> [Task requirements] Drop every picture. Then return, exactly, the lines from the beginning of the listing below through the one containing "time_ns = np.concatenate([[0, 0.25, 0.5], np.arange(1, 101)])".

> [Recorded information]
○ ○ ○

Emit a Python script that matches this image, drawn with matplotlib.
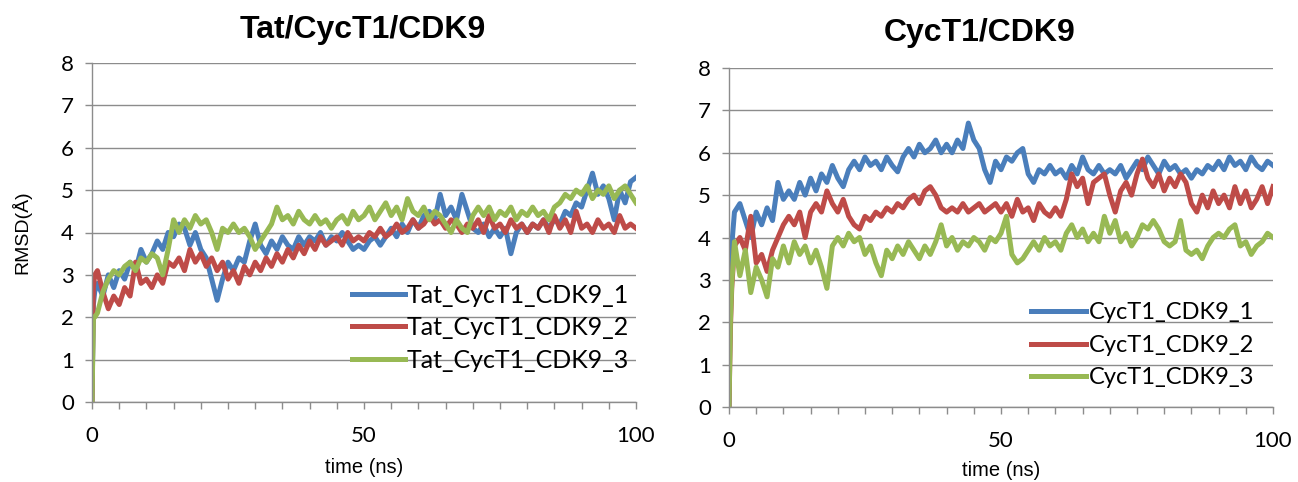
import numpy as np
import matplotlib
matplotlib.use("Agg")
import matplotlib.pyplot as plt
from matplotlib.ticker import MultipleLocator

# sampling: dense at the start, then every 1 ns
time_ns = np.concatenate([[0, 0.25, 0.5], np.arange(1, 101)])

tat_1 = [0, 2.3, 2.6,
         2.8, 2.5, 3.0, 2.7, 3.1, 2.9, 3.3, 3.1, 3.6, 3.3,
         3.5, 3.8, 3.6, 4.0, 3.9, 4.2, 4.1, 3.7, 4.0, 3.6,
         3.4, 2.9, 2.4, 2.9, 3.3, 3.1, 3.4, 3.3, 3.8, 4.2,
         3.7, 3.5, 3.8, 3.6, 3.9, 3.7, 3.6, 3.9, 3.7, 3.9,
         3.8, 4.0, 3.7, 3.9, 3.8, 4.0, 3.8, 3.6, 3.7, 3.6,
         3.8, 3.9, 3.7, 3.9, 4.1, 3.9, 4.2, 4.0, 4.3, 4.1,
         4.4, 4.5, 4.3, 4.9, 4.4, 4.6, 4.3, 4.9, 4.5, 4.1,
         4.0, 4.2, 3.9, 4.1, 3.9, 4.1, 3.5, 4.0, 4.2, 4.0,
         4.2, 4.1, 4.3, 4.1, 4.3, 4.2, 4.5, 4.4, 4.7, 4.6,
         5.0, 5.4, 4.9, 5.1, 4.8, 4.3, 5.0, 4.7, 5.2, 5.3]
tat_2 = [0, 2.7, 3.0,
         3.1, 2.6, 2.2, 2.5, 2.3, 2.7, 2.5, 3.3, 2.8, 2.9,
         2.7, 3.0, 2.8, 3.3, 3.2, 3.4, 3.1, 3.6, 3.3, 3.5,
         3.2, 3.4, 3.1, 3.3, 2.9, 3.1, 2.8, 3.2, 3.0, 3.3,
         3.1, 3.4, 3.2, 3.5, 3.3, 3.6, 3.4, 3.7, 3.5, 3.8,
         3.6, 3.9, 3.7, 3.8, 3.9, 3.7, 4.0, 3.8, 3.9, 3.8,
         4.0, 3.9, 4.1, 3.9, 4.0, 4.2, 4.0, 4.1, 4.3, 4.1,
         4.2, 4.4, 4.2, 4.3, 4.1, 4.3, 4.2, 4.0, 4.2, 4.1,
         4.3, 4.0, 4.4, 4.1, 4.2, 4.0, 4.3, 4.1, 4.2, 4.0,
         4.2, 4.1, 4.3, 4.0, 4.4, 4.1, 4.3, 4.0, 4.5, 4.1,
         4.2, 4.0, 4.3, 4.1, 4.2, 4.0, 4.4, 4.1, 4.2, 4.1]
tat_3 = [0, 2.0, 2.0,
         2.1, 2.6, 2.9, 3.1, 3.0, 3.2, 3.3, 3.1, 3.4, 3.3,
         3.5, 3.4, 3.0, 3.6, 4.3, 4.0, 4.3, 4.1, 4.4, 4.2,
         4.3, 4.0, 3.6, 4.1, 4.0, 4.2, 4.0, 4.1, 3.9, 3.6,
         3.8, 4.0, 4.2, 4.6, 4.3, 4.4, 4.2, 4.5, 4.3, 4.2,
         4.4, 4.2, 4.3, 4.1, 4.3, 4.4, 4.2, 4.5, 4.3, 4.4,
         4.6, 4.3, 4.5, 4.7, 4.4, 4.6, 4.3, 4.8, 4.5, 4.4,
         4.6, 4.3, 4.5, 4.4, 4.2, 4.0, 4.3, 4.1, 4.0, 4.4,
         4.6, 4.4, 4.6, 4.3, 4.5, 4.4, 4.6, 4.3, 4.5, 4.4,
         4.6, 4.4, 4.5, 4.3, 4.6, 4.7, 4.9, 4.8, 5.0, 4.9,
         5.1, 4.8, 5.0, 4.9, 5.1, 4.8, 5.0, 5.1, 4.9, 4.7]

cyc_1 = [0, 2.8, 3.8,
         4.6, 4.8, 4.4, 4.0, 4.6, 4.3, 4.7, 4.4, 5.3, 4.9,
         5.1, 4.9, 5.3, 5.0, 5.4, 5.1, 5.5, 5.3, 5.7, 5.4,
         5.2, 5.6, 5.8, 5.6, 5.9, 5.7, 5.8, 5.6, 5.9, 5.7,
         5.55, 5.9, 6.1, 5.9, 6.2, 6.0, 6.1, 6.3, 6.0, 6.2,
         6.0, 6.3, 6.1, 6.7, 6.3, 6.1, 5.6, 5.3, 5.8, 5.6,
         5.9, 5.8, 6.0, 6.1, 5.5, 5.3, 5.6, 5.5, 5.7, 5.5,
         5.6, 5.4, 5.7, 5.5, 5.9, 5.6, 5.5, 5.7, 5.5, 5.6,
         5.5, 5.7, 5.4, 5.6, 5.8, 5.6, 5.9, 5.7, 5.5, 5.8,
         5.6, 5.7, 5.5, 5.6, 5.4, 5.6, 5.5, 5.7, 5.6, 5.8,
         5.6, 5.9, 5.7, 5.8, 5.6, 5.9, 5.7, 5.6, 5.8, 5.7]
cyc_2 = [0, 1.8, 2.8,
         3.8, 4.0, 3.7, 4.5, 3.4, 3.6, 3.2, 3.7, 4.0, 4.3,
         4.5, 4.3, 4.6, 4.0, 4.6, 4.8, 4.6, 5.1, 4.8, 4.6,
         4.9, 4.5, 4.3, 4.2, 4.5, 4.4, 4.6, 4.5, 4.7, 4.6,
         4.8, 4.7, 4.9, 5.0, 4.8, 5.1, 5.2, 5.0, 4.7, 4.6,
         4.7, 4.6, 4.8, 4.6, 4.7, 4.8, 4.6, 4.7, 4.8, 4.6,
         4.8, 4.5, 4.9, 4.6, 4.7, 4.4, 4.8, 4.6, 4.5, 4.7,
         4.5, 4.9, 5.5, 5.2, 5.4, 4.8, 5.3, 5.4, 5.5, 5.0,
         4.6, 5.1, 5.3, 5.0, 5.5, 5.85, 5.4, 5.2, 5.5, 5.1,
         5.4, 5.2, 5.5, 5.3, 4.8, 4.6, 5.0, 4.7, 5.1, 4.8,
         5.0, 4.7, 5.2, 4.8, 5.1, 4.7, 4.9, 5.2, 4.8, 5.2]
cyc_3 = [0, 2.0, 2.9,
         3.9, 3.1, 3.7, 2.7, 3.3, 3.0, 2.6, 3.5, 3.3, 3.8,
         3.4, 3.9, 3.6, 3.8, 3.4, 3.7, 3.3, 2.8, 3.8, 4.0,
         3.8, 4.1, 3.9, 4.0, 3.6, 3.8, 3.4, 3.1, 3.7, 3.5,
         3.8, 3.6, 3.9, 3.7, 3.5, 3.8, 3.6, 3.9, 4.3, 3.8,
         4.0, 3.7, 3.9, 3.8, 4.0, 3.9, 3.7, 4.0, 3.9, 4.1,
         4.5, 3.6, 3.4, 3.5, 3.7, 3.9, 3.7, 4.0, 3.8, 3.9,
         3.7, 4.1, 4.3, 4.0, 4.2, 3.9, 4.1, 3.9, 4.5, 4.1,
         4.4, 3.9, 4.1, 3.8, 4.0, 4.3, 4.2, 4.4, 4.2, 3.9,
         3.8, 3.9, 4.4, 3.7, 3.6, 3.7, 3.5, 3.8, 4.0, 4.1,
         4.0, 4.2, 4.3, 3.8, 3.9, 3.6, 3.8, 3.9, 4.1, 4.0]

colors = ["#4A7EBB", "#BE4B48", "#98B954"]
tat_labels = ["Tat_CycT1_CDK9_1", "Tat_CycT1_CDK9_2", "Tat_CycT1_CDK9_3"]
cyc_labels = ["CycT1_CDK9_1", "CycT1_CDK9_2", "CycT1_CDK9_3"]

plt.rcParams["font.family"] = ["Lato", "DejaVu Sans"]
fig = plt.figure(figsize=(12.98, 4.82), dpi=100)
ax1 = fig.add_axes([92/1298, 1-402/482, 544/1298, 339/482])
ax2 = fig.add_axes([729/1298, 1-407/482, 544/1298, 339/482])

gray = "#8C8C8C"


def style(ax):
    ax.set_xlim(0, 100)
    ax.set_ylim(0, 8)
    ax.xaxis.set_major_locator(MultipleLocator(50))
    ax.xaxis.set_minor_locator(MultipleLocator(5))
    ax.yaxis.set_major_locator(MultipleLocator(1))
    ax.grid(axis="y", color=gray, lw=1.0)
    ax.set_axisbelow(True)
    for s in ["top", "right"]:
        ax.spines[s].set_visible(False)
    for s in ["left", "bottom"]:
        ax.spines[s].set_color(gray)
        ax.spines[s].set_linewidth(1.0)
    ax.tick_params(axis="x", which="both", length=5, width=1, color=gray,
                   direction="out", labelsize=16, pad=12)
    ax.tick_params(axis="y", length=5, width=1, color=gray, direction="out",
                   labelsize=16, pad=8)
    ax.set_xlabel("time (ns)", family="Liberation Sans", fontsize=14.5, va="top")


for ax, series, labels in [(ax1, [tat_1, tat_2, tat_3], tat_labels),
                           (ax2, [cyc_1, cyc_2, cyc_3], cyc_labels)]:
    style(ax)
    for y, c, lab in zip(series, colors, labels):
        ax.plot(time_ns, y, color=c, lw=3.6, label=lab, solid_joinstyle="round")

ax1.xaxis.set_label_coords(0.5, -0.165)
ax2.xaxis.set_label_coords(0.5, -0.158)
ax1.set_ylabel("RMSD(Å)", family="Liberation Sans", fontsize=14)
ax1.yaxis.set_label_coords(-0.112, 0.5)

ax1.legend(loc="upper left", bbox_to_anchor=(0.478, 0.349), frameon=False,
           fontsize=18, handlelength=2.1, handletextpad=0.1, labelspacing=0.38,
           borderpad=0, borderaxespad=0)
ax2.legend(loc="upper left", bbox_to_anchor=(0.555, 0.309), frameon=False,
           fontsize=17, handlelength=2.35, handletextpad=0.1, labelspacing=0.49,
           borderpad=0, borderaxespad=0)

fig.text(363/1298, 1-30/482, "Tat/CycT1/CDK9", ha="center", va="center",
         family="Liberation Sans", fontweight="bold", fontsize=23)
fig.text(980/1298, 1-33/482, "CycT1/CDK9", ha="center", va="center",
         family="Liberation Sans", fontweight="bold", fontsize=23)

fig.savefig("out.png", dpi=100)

○ ○ ○

> [Response to the task]
Emit a Python script that matches this image, drawn with matplotlib.
import numpy as np
import matplotlib
matplotlib.use("Agg")
import matplotlib.pyplot as plt
from matplotlib.ticker import MultipleLocator

# sampling: dense at the start, then every 1 ns
time_ns = np.concatenate([[0, 0.25, 0.5], np.arange(1, 101)])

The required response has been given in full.